Haskell puzzles!

[Daan Leijen]

Hi all,

I have put together some interesting Haskell puzzles!
Not many people were able to solve all three puzzles 
so don't be discouraged you don't know all the answers.

Have fun, 
 Daan.

-----------------------------------------------------
- All three puzzles are "Haskell 98"; you can solve 
  them using the Haskell 98 manual and they should be
  implementation independent.

- "equal" means that two evaluated expression denote
  the same semantical value; i.e. when typed on the
  Hugs prompt, I will see the same answer.

- All the answers are at the end of this mail.

-----------------------------------------------------
1) Are e1 and e2 equal?

> f (x:xs) y  = x
> g (x:xs)    = \y -> x
>
> e1 = seq (f []) 1
> e2 = seq (g []) 1


-----------------------------------------------------
2) Are e1 and e2 equal? 
   Is one definition preferred over the other?
   (And what about "h x = nfib 30" ?)

> f  = const (nfib 30)
> g  = \x -> nfib 30
>
> e1 = f 1 + f 2
> e2 = g 1 + g 2


-----------------------------------------------------
3) Are e1 and e2 equal?
   And what if I typed them on the Hugs prompt?

> f   = \x -> x + x
> g x = x + x
>
> e1  = f 1.0 + f 2.0
> e2  = g 1.0 + g 2.0


-----------------------------------------------------
Answers at the end of this email.....








































Answers:
-----------------------------------------------------
1) 
answer: 
  "e1" equals the value 1, while "e2" is undefined.
   
explanation:
  This is due to the translation of pattern matching.
  The functions are de sugared into:

  > f x' y  = case x' of (x:xs) -> x
  > g x'    = case x' of (x:xs) -> (\y -> x)

  Now, the expression "f []" is a partial application
  and thus in weak head normal form while "g []" is
  evaluated and the pattern matching fails.

opinion:
  I think that the pattern matching translation rules
  are wrong here and we shouldn't push the "case" through
  the lambda's. However, the current rules are potentially
  more efficient since all arguments can be collected
  before matching.

-----------------------------------------------------
2)
answer:
  Yes, "e1" and "e2" are equal. However, the "f" definition
  is preferred since it potentially shares the computation 
  of "nfib 30". ("e1" will be almost twice as fast as "e2" 
  on most systems).

explanation:
  The Haskell language is only defined to be "non-strict".
  This means that there are no guarantees about sharing. However,
  all current Haskell systems use lazy semantics. This means
  that both "f" and "g" are caf's. When "g" is evaluated, the
  expression "\x -> nfib 30" is shared and on each call "nfib 30"
  is re-evaluated. When "f" is evaluated, the application node
  "const (nfib 30)" is shared and once it is applied it will be updated
  and "nfib 30" is only evaluated once. Smart compilers like GHC 
  however, will inline definitions like "g" and after common expression
  elimination we also end up with an efficient version. Same would
  hold for a full laziness transformation.
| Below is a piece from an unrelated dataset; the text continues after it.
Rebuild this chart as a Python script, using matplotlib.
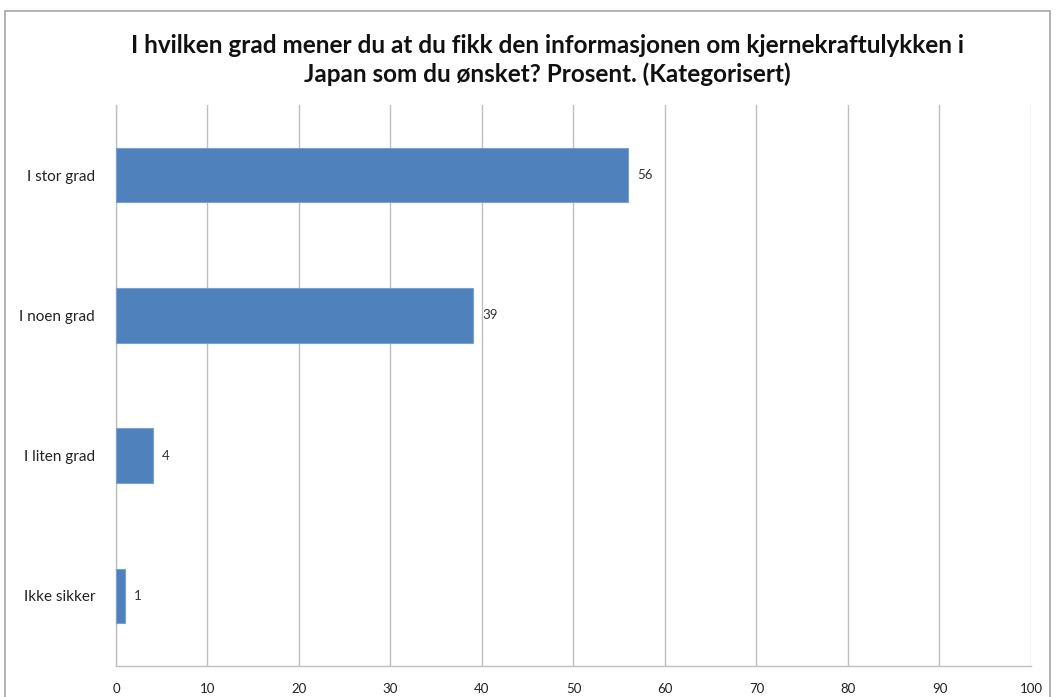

  Note that "h x = nfib 30" behaves exactly like "g" except that it's
  type is more general due to the monomorphism restriction and 
  defaulting:

  > f,g :: a -> Integer
  > h   :: Num b => a -> b

opinion:
  I believe that the operational distinction between both definitions
  is fundamentally important and should be expressible by the user.

-----------------------------------------------------
3) 
answer:
  Yes, "e1" and "e2" are equal (6.0). However, when "e1" and "e2"
  are used outside the scope of "f" and "g", for example when typed
  on the Hugs prompt, "e1" is not well-typed.

explanation:
  The type of "g" is "Num a => a -> a". One would expect the same
  type for "f" but unfortunately, the monomorphism restriction prevents
  this and defaulting tries to resolve the instance. Based on the usage
  of "f", it will default to "Double" and we get the type "Double -> Double"
  for "f". However, if we would use it from the Hugs prompt, there is
  no usage site of "f" and defaulting will resort to the "default defaulting"
  rules and set the type of "f" to "Integer -> Integer" and the expression
  "f 1.0" becomes ill typed -- that is, unless I use a "default" declaration
  in the module, as in:

  > default (Double)

opinion:
  Clearly, as puzzle 2 shows, we want to have a distinction between 
  shared values and functions. So, we need at least to be warned when
  the compiler would add a dictionary argument. I would say that an
  "overloading warning" is more appropriate than a "monomorphism restriction".
  Anyway, the real culprit here is the horrible defaulting mechanism. 
  I believe that defaulting has no place in Haskell modules and should 
  probably only be used on expressions in a top-level interpreter.